Pursuant to the terms of the Settlement Agreement, in lieu of the Banji Parties' obligations to transfer the Retained Assets to the Company, at the closing under the Settlement Agreement, the Banji Parties will transfer to the Company 80,000,000 shares of the Company's common stock, par value $0.0001 per share (the "Repurchased Shares"), which shares are currently held by Banji, in full satisfaction of all remaining amounts owed under the Loan Agreement, including all outstanding principal and accrued interest. The Repurchased Shares will be held by the Company as treasury shares unless the Company elects to retire such shares. The Company expects that the transactions contemplated by the Settlement Agreement will simplify its balance sheet by eliminating the outstanding loan receivable and reducing its issued and outstanding share capital.

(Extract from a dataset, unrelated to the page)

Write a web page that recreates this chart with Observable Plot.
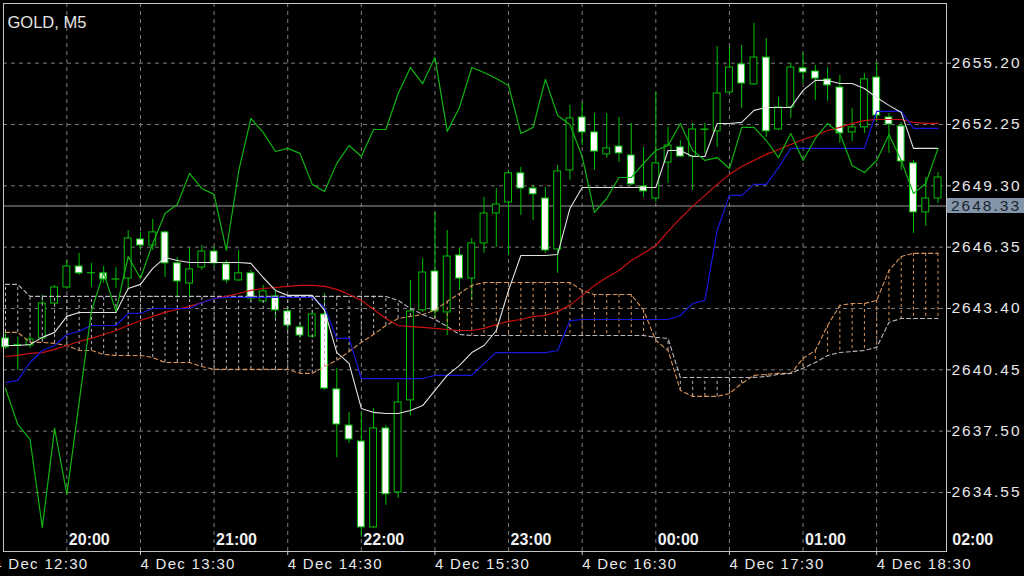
<!DOCTYPE html>
<html><head><meta charset="utf-8">
<script src="https://cdn.jsdelivr.net/npm/d3@7"></script>
<script src="https://cdn.jsdelivr.net/npm/@observablehq/plot@0.6"></script>
<style>
html,body{margin:0;padding:0;background:#000;overflow:hidden;}
#chart svg{display:block}
g[aria-label="y-axis tick label"] text{letter-spacing:2px}
g[aria-label="x-axis tick label"] text{letter-spacing:1.3px}
</style>
</head><body><div id="chart"></div><script>
const symbolTitle = "GOLD, M5";
const opens = [2641.96,2641.60,2641.62,2641.96,2643.64,2644.41,2645.42,2645.09,2645.09,2644.79,2644.84,2646.72,2646.43,2647.06,2645.57,2644.60,2645.37,2646.14,2645.52,2644.75,2645.09,2643.74,2643.98,2643.26,2642.49,2642.05,2643.11,2639.51,2637.77,2637.00,2632.87,2637.63,2634.55,2638.98,2643.31,2645.18,2643.21,2645.95,2644.84,2646.53,2647.97,2648.50,2649.90,2649.17,2648.69,2646.24,2650.04,2652.59,2651.87,2650.81,2651.19,2650.76,2649.27,2648.69,2650.42,2651.15,2650.71,2651.99,2651.92,2653.79,2655.14,2654.18,2655.47,2652.01,2653.07,2654.95,2654.80,2654.42,2654.03,2651.87,2652.11,2654.51,2652.59,2652.16,2650.38,2648.02,2648.69];
const highs = [2642.34,2642.01,2642.05,2644.03,2644.51,2645.71,2646.05,2645.57,2645.42,2645.37,2647.15,2647.06,2647.68,2647.11,2645.85,2646.29,2646.43,2646.34,2645.71,2646.19,2645.23,2644.51,2644.27,2643.50,2642.73,2643.26,2644.12,2640.52,2638.40,2638.40,2638.59,2637.77,2639.84,2644.75,2645.81,2648.02,2647.15,2646.29,2646.77,2648.74,2649.17,2650.04,2650.18,2649.32,2649.22,2650.28,2653.17,2653.31,2652.78,2652.78,2652.59,2652.30,2651.15,2653.79,2652.11,2651.48,2652.30,2652.30,2656.00,2656.00,2656.05,2657.11,2656.39,2653.55,2655.19,2655.67,2655.09,2654.99,2654.61,2653.02,2654.70,2655.23,2652.78,2652.35,2650.52,2649.70,2649.94];
const lows = [2641.43,2640.42,2641.48,2641.86,2643.55,2644.32,2644.99,2644.41,2644.60,2644.36,2644.27,2646.19,2646.19,2644.89,2643.88,2643.88,2645.23,2645.37,2644.60,2644.70,2643.69,2643.64,2642.92,2642.34,2641.96,2641.96,2639.46,2636.23,2636.91,2632.39,2632.82,2633.93,2634.26,2638.25,2643.21,2642.92,2642.10,2644.27,2643.79,2646.05,2646.34,2645.95,2647.87,2647.63,2646.05,2645.09,2649.56,2651.24,2650.04,2650.62,2650.42,2649.32,2648.74,2648.50,2649.41,2650.66,2649.08,2650.86,2651.15,2653.74,2653.02,2654.13,2651.63,2651.96,2652.54,2654.22,2653.41,2653.36,2651.34,2651.43,2651.82,2652.35,2650.86,2650.04,2647.01,2647.35,2648.45];
const closes = [2641.53,2641.65,2641.91,2643.64,2644.41,2645.42,2645.09,2645.10,2644.80,2644.80,2646.77,2646.43,2647.06,2645.57,2644.70,2645.28,2646.14,2645.57,2644.75,2645.09,2643.88,2644.22,2643.31,2642.58,2642.10,2643.11,2639.55,2637.82,2637.10,2632.87,2637.63,2634.46,2638.88,2643.26,2645.13,2643.26,2645.90,2644.84,2646.53,2647.97,2648.40,2649.90,2649.17,2648.89,2646.19,2649.99,2652.54,2651.87,2650.95,2651.10,2650.86,2649.37,2649.03,2650.38,2651.24,2650.71,2652.01,2652.01,2653.74,2654.99,2654.22,2655.47,2651.92,2653.07,2654.99,2654.75,2654.46,2654.13,2651.82,2652.11,2654.42,2652.68,2652.25,2650.47,2648.02,2648.69,2649.70];
const tenkanSen = [2641.62,2641.62,2641.67,2642.01,2642.25,2643.02,2643.21,2643.21,2643.21,2643.21,2644.36,2644.56,2645.33,2645.85,2645.71,2645.61,2645.61,2645.61,2645.61,2645.61,2645.57,2644.89,2644.27,2644.03,2644.03,2644.03,2643.31,2641.28,2640.76,2638.59,2638.40,2638.35,2638.35,2638.49,2638.73,2639.46,2640.18,2640.66,2641.28,2641.62,2642.34,2644.27,2645.95,2645.95,2645.95,2646.00,2648.21,2649.22,2649.22,2649.22,2649.22,2649.22,2649.22,2649.22,2651.00,2651.00,2650.71,2650.71,2652.30,2652.30,2652.35,2652.93,2653.07,2653.07,2653.07,2653.89,2654.37,2654.37,2654.22,2654.22,2653.98,2653.55,2653.17,2652.83,2651.10,2651.10,2651.10];
const kijunSen = [2639.84,2639.94,2640.80,2641.38,2641.62,2642.15,2642.30,2642.58,2642.58,2642.58,2643.16,2643.16,2643.40,2643.40,2643.40,2643.40,2643.69,2643.88,2643.93,2643.93,2643.93,2643.93,2643.93,2643.93,2643.93,2643.93,2643.45,2641.96,2641.96,2640.03,2640.03,2640.03,2640.03,2640.03,2640.03,2640.18,2640.18,2640.18,2640.18,2640.76,2641.28,2641.28,2641.28,2641.28,2641.28,2641.38,2642.82,2642.87,2642.87,2642.87,2642.87,2642.87,2642.87,2642.87,2642.87,2643.06,2643.64,2643.79,2647.15,2648.84,2648.84,2649.37,2649.37,2650.18,2651.10,2651.10,2651.10,2651.10,2651.10,2651.10,2651.10,2652.88,2652.88,2652.88,2652.06,2652.06,2652.06];
const movingAverage = [2641.09,2641.14,2641.24,2641.28,2641.43,2641.62,2641.81,2641.96,2642.15,2642.34,2642.58,2642.82,2643.02,2643.21,2643.35,2643.50,2643.69,2643.88,2643.98,2644.12,2644.27,2644.36,2644.41,2644.46,2644.51,2644.51,2644.46,2644.32,2644.07,2643.79,2643.35,2642.92,2642.58,2642.53,2642.49,2642.44,2642.39,2642.34,2642.34,2642.44,2642.63,2642.78,2642.87,2643.02,2643.07,2643.26,2643.55,2644.03,2644.51,2644.89,2645.23,2645.71,2646.05,2646.43,2647.11,2647.73,2648.31,2648.84,2649.37,2649.85,2650.23,2650.52,2650.81,2651.05,2651.29,2651.53,2651.72,2651.96,2652.11,2652.30,2652.44,2652.49,2652.49,2652.49,2652.35,2652.30,2652.30];
const chikouSpan = [2639.55,2637.82,2637.10,2632.87,2637.63,2634.46,2638.88,2643.26,2645.13,2643.26,2645.90,2644.84,2646.53,2647.97,2648.40,2649.90,2649.17,2648.89,2646.19,2649.99,2652.54,2651.87,2650.95,2651.10,2650.86,2649.37,2649.03,2650.38,2651.24,2650.71,2652.01,2652.01,2653.74,2654.99,2654.22,2655.47,2651.92,2653.07,2654.99,2654.75,2654.46,2654.13,2651.82,2652.11,2654.42,2652.68,2652.25,2650.70,2648.02,2648.69,2649.70,2649.70,2650.38,2651.00,2651.24,2652.30,2651.00,2650.52,2650.66,2650.13,2652.11,2652.11,2651.48,2650.66,2651.82,2650.52,2651.58,2652.30,2651.82,2650.28,2649.94,2650.52,2651.77,2650.52,2648.93,2649.41,2651.10];
const senkouSpanA = [2642.25,2642.25,2641.77,2641.77,2641.72,2641.62,2641.38,2641.38,2641.19,2641.14,2641.14,2641.14,2641.04,2640.80,2640.80,2640.80,2640.61,2640.47,2640.47,2640.47,2640.47,2640.47,2640.47,2640.47,2640.28,2640.28,2640.61,2640.90,2641.33,2641.77,2642.15,2642.58,2642.92,2643.02,2643.11,2643.31,2643.74,2644.12,2644.51,2644.65,2644.65,2644.65,2644.65,2644.65,2644.65,2644.65,2644.65,2644.27,2644.07,2644.07,2644.07,2644.07,2643.31,2641.86,2641.38,2639.46,2639.17,2639.17,2639.17,2639.31,2639.79,2640.18,2640.23,2640.28,2640.28,2641.00,2641.38,2642.58,2643.55,2643.64,2643.64,2643.79,2645.23,2645.90,2646.05,2646.05,2646.05];
const senkouSpanB = [2644.56,2644.56,2643.98,2643.98,2643.98,2643.98,2643.98,2643.98,2643.98,2643.98,2643.98,2643.98,2643.98,2643.98,2643.98,2643.98,2643.98,2643.98,2643.98,2643.98,2643.98,2643.98,2643.98,2643.98,2643.98,2643.98,2643.98,2643.98,2643.98,2643.98,2643.98,2643.98,2643.79,2643.40,2643.11,2642.87,2642.53,2642.15,2642.10,2642.10,2642.10,2642.10,2642.10,2642.10,2642.10,2642.10,2642.10,2642.10,2642.10,2642.10,2642.10,2642.10,2642.10,2642.01,2641.96,2640.08,2640.08,2640.08,2640.08,2640.08,2640.08,2640.08,2640.13,2640.23,2640.28,2640.52,2640.80,2641.14,2641.28,2641.33,2641.38,2641.53,2642.73,2642.92,2642.92,2642.92,2642.92];
const priceTicks = [2655.20, 2652.25, 2649.30, 2646.35, 2643.40, 2640.45, 2637.50, 2634.55];
const gridBars = [5, 11, 17, 23, 29, 35, 41, 47, 53, 59, 65, 71];
const topTimeBars = [5, 17, 29, 41, 53, 65, 77];
const topTimeLabels = ["20:00", "21:00", "22:00", "23:00", "00:00", "01:00", "02:00"];
const bottomTimeBars = [-1, 11, 23, 35, 47, 59, 71];
const bottomTimeLabels = ["4 Dec 12:30", "4 Dec 13:30", "4 Dec 14:30", "4 Dec 15:30", "4 Dec 16:30", "4 Dec 17:30", "4 Dec 18:30"];
const bidPrice = 2648.33;

const bars = opens.map((o, i) => ({
  i, open: o, high: highs[i], low: lows[i], close: closes[i],
  tenkan: tenkanSen[i], kijun: kijunSen[i], ma: movingAverage[i],
  chikou: chikouSpan[i], spanA: senkouSpanA[i], spanB: senkouSpanB[i]
}));
const bottomLabelMap = new Map(bottomTimeBars.map((b, k) => [b, bottomTimeLabels[k]]));
const topTimes = topTimeBars.map((b, k) => ({bar: b, label: topTimeLabels[k]}));

const GREEN = "#00c000";
const ORANGE = "#d8945a";
const THISTLE = "#bdb6bd";
const GRID = "#7c7c7c";
const FONT = "'Liberation Sans', Arial, sans-serif";

const bidLabel = (index, scales, values, dims) => {
  const y = scales.y(bidPrice);
  const g = d3.create("svg:g");
  const x0 = dims.width - dims.marginRight + 1;
  g.append("rect").attr("x", x0).attr("y", y - 7.5).attr("width", dims.marginRight - 1).attr("height", 15).attr("fill", "#8495a9");
  g.append("text").attr("x", x0 + 4).attr("y", y).attr("dy", "0.34em")
    .attr("text-anchor", "start")
    .attr("fill", "#1c2430").attr("font-size", 15.5).attr("font-family", FONT)
    .attr("letter-spacing", "2px").text(bidPrice.toFixed(2));
  return g.node();
};

const chart = Plot.plot({
  width: 1024, height: 576,
  marginLeft: 3, marginRight: 78, marginTop: 3, marginBottom: 25,
  style: {background: "#000", color: "#e6e6e6", fontFamily: FONT},
  x: {domain: [-0.163, 76.69], axis: null},
  y: {domain: [2631.71, 2658.07], axis: null},
  color: {type: "identity"},
  marks: [
    Plot.ruleY(priceTicks, {stroke: GRID, strokeDasharray: "4,4"}),
    Plot.ruleX(gridBars, {stroke: GRID, strokeDasharray: "4,4"}),
    Plot.ruleY([bidPrice], {stroke: "#9a9a9a"}),
    Plot.ruleX(bars, {x: "i", y1: "low", y2: "high", stroke: GREEN}),
    Plot.rect(bars, {x1: d => d.i - 0.28, x2: d => d.i + 0.28, y1: "open", y2: "close",
      fill: d => d.close >= d.open ? "#000" : "#fff", stroke: GREEN}),
    Plot.ruleX(bars, {x: "i", y1: "spanA", y2: "spanB",
      stroke: d => d.spanA >= d.spanB ? ORANGE : THISTLE, strokeDasharray: "3,3"}),
    Plot.line(bars, {x: "i", y: "spanA", stroke: ORANGE, strokeWidth: 1.1, strokeDasharray: "4,3"}),
    Plot.line(bars, {x: "i", y: "spanB", stroke: THISTLE, strokeWidth: 1.1, strokeDasharray: "4,3"}),
    Plot.line(bars, {x: "i", y: "ma", stroke: "#cc1010", strokeWidth: 1.2}),
    Plot.line(bars, {x: "i", y: "kijun", stroke: "#1818dc", strokeWidth: 1.2}),
    Plot.line(bars, {x: "i", y: "tenkan", stroke: "#e2e2e2", strokeWidth: 1.1}),
    Plot.line(bars, {x: "i", y: "chikou", stroke: "#10b410", strokeWidth: 1.2}),
    Plot.frame({stroke: "#c4c4c4"}),
    Plot.axisY({anchor: "right", ticks: priceTicks, tickFormat: d => d.toFixed(2), tickSize: 4, tickPadding: 1,
      stroke: "#c4c4c4", fill: "#e8e8e8", fontSize: 15.5, label: null}),
    Plot.axisX({anchor: "bottom", ticks: bottomTimeBars, tickFormat: d => bottomLabelMap.get(d), textAnchor: "start",
      tickSize: 4, tickPadding: 3, stroke: "#c4c4c4", fill: "#e8e8e8", fontSize: 15, label: null}),
    Plot.text(topTimes, {x: "bar", text: "label", frameAnchor: "bottom", dy: -7, dx: 2, textAnchor: "start",
      fill: "#f0f0f0", fontSize: 16, fontWeight: "bold"}),
    Plot.text([symbolTitle], {text: d => d, frameAnchor: "top-left", dx: 4, dy: 13, textAnchor: "start",
      fill: "#e6e6e6", fontSize: 16.5}),
    bidLabel
  ]
});
document.getElementById("chart").appendChild(chart);
</script></body></html>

Upon closing, the Company will release and discharge the Banji Parties from all obligations under the Loan Agreement, and all pledges, security interests, liens and other encumbrances granted in connection with the Loan Agreement will be terminated. Each party has agreed to mutual releases with respect to claims arising out of or relating to the Loan Agreement.
The consummation of the transaction is subject to customary closing conditions, including due diligence and the absence of any material adverse change. The Settlement Agreement may be terminated by mutual written agreement or by either party if the closing conditions are not satisfied by May 31, 2026. The Settlement Agreement contains customary representations and warranties of the parties, including representations by Banji that it owns the Repurchased Shares free and clear of encumbrances. The Settlement Agreement also contains customary indemnification provisions.
The foregoing description of the Settlement Agreement does not purport to be complete and is qualified in its entirety by reference to the full text of the Settlement Agreement, which is filed as Exhibit 10.1 to this Current Report on Form 8-K and is incorporated herein by reference.
Item 1.02 Termination of a Material Definitive Agreement.
The information set forth in Item 1.01 regarding the Settlement Agreement and the termination and discharge of the Loan Agreement is incorporated by reference into this Item 1.02.